For the most part doing a manual install on CentOS/RHEL can allow you to install what is needed to use commercial modules but they still remain unsupported because there is no guarantee that you will have all the needed dependencies to run the module properly. Due to them being commercial, they are closed source (pretty much) so we have no idea what is actually being used, called on, etc to even attempt to add all those needed things to install instructions.

This goes back to my post about support in the Yealink thread. It’s a waste of resources and time on both sides (user/Sangoma) to support the modules on non-Distro installs. Even if it was as simple as “Install X and configure A, B, C” and could be done in 10 minutes to make the module work flawlessly, Sangoma can’t tell you those things. That would be divulging protected proprietary information. That would be a no-no.

So this has nothing to do with not running on Amazon, Google, IBM, Microsoft, etc. If they supported loading your own ISO’s onto their VMs this wouldn’t be a conversation, would it?

We wont stop you from running them on non Distro systems as stated above we won’t provide support or assistance and we have no plans at this time to support installs on those providers. We have our own cloud.pbxact.com for PBXact customers and we have a partnership with a hosting provider for FreePBXhosting.com. Please stop asking me the same thing over and over but with different wording. This is our stance at this time and has been for years.


@tonyclewis , @BlazeStudios , thanks for the replies.
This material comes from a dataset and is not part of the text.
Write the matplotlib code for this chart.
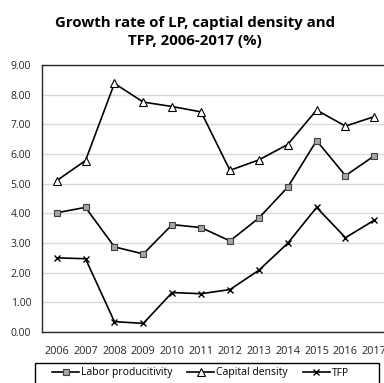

I understand, but would you be receptive to this feature request? Provide a shell script installer that operates only with a specific major cloud provider, e.g. AWS and with a specific base image, e.g. “CentOS 7”. The user would be required to create a new instance from the designated machine image, download the install script and run it without changing any packages or configuration files. I’d expect that to be a pretty stable target. Although conceivable, it seems very unlikely that newer versions of e.g. grep or sed would break your script. The complex packages where changes are likely to cause trouble are simply not present in these “minimal” images. The result of this installation would be a valid Distro eligible for commercial support.